- **PROBLEM TO SOLVE**
Retype exactly the lines from the first one through the line with "esercizio_corrente = [880000, 150000, 60000, 350000]", including both ends; skip any pictures.

- **RECORDED DATA**
*-*-*
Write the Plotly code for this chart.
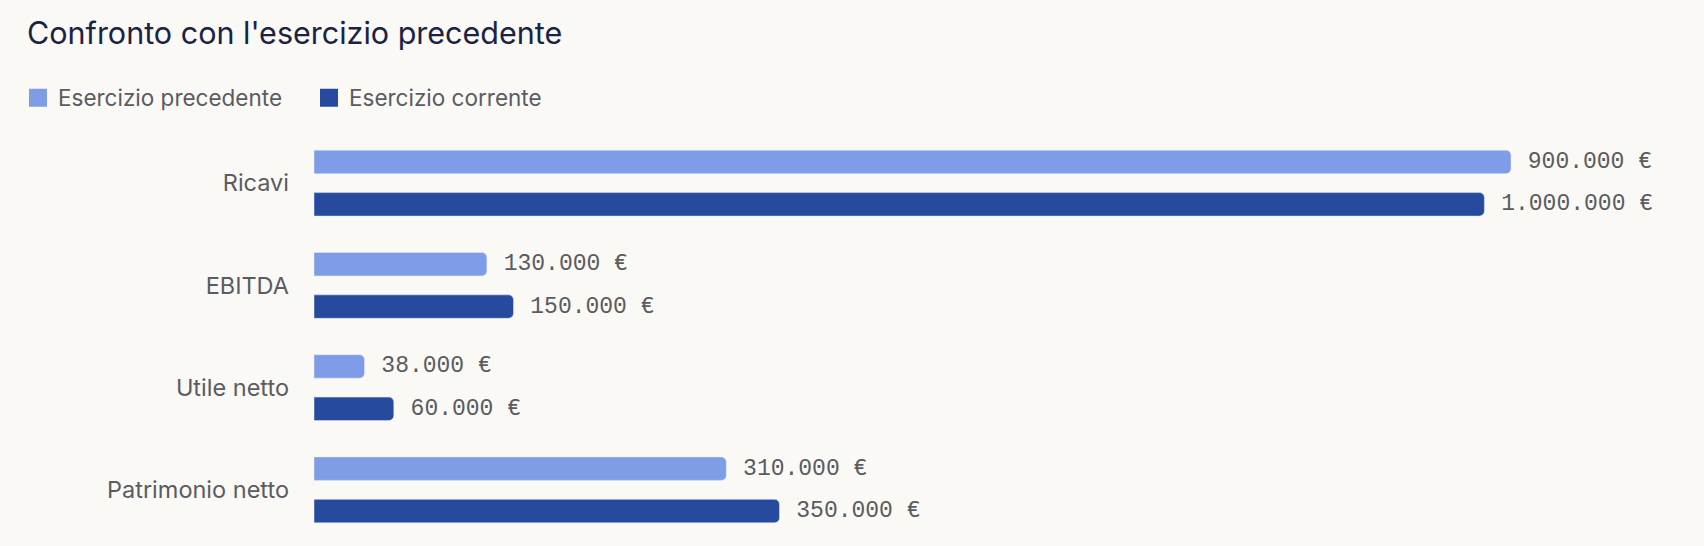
import plotly.graph_objects as go

# categorie e valori
categorie = ["Ricavi", "EBITDA", "Utile netto", "Patrimonio netto"]

# lunghezze delle barre
esercizio_precedente = [900000, 130000, 38000, 310000]
esercizio_corrente = [880000, 150000, 60000, 350000]

# importi mostrati accanto alle barre
importi_precedente = [900000, 130000, 38000, 310000]
importi_corrente = [1000000, 150000, 60000, 350000]


def formatta(v):
    return "\u00a0" + f"{v:,}".replace(",", ".") + " €"


W, H = 1704, 546
SANS = "Inter"
MONO = "Liberation Mono"

fig = go.Figure()

fig.add_trace(go.Bar(
    y=categorie,
    x=esercizio_precedente,
    orientation="h",
    name="Esercizio precedente",
    marker_color="#7F9DE6",
    text=[formatta(v) for v in importi_precedente],
    textposition="outside",
    constraintext="none",
    cliponaxis=False,
    textfont=dict(family=MONO, size=23, color="#5b5b60"),
    showlegend=False,
))

fig.add_trace(go.Bar(
    y=categorie,
    x=esercizio_corrente,
    orientation="h",
    name="Esercizio corrente",
    marker_color="#264A9E",
    text=[formatta(v) for v in importi_corrente],
    textposition="outside",
    constraintext="none",
    cliponaxis=False,
    textfont=dict(family=MONO, size=23, color="#5b5b60"),
    showlegend=False,
))

# voci di legenda (quadratini)
for nome, colore in [("Esercizio precedente", "#7F9DE6"), ("Esercizio corrente", "#264A9E")]:
    fig.add_trace(go.Scatter(
        x=[None], y=[None],
        mode="markers",
        name=nome,
        marker=dict(symbol="square", size=16, color=colore,
                    line=dict(width=2, color=colore)),
        showlegend=True,
    ))

fig.update_layout(
    width=W,
    height=H,
    paper_bgcolor="#FAF9F6",
    plot_bgcolor="#FAF9F6",
    barmode="group",
    bargap=0.17,
    bargroupgap=0.447,
    barcornerradius=5,
    margin=dict(l=314, r=60, t=132, b=5),
    title=dict(
        text="Confronto con l'esercizio precedente",
        font=dict(family=SANS, size=30.5, color="#1B2344"),
        x=27 / W, xref="container", xanchor="left",
        y=1 - 33 / H, yref="container", yanchor="middle",
    ),
    legend=dict(
        orientation="h",
        x=18 / W, xref="container", xanchor="left",
        y=1 - 98 / H, yref="container", yanchor="middle",
        font=dict(family=SANS, size=22.5, color="#5b5b63"),
        entrywidth=246,
        itemsizing="trace",
        bgcolor="rgba(0,0,0,0)",
    ),
    font=dict(family=SANS),
)

fig.update_xaxes(
    range=[0, 1000000],
    visible=False,
    showgrid=False,
    zeroline=False,
)

fig.update_yaxes(
    autorange="reversed",
    showgrid=False,
    zeroline=False,
    showline=False,
    ticks="",
    ticklabelstandoff=24,
    tickfont=dict(family=SANS, size=23.5, color="#5b5b63"),
)

fig.write_html("out.html", config={"displayModeBar": False},
               post_script="document.body.style.margin='0';")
*-*-*
- **RESULT**
Write the Plotly code for this chart.
import plotly.graph_objects as go

# categorie e valori
categorie = ["Ricavi", "EBITDA", "Utile netto", "Patrimonio netto"]

# lunghezze delle barre
esercizio_precedente = [900000, 130000, 38000, 310000]
esercizio_corrente = [880000, 150000, 60000, 350000]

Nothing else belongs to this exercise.